Nos deuxième et troisième principes s’articulent autour de la communauté et de notre rôle en tant que ressource pour une population définie de patients1. Toutefois, l’un des plus importants défis pour notre discipline demeure le suivant : bien que nous sachions que, pour maintes raisons, une personne qui a accès à un médecin de famille est en meilleure santé et vit plus longtemps. 3 tous les Canadiens et Canadiennes n’ont pas le même accès à des médecins de famille. Ceci a toujours été vrai, mais certaines raisons nous portent à croire que l’avenir sera meilleur que le passé.
D’abord, notre vision quant à la responsabilité sociale et la capacité de s’adapter aux besoins de la communauté est bien formulée dans le Centre de médecine de famille 20194. Le fait d’avoir une orientation ne nous mène pas nécessairement à destination, mais cela nous aide à y parvenir.
Ensuite, nous formons plus de résidents en médecine de famille que jamais : il y avait 1 532 postes de résidence en médecine familiale en 2018, comparativement à 1 049 en 2008 et à 454 en 19985.
Troisièmement, plus que jamais, nous travaillons plus souvent et de façon plus efficace au sein d’équipes interprofessionnelles. La médecine de famille est devenue un sport d’équipe qui nous permet potentiellement d’élargir notre portée et rejoindre plus de patients.
Quatrièmement, il nous reste à exploiter plus efficacement le pouvoir des soins virtuels et de l’intelligence artificielle. Pour le moment, l’utilisation de ces innovations par certains mène à une plus grande fragmentation des soins et creuse les inégalités en santé6. Cela dit, il n’est pas difficile de voir que ces mêmes innovations pourraient permettre à une équipe de médecins de famille d’améliorer l’accès à des soins continus, complets et globaux pour la population qu’elle dessert.
Enfin, nous commençons à voir des médecins de famille activement engagés dans le leadership du système. La mise en place d’un système plus efficace remplacerait le modèle actuel où les médecins de famille s’adaptent simplement aux structures imposées par le gouvernement et imposerait une certaine collaboration entre les médecins de famille et les administrateurs. Kaiser Permanente a mis en place une version efficace d’un modèle d’engagement des médecins depuis des décennies.
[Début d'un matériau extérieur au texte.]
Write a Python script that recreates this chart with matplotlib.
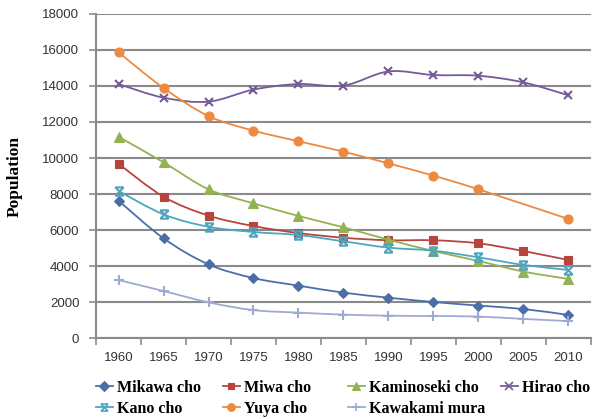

Nous voyons des innovations, comme en Saskatchewan par exemple, qui utilise un modèle dyadique de leadership qui sollicite l’engagement des médecins dans des rôles de leadership7.
La relation avec nos patients est au cœur de tout ce que nous faisons et constitue sans doute notre principe le plus important. C’est dans les interactions individuelles que nous brillons et ces interactions représentent la partie la plus gratifiante de notre travail. Au cours de la prochaine décennie, est-il possible que plus de médecins, possédant plus de formation, puissent rejoindre un plus grand nombre de patients, grâce à leurs collègues des équipes interprofessionnelles, à l’intelligence artificielle et à l’avancement des soins virtuels, afin de fournir des soins de meilleure qualité que jamais auparavant ? Grâce à tous nos efforts concertés, je crois que ceci n’est pas seulement possible, mais très probable. Et ce serait vraiment l’âge d’or.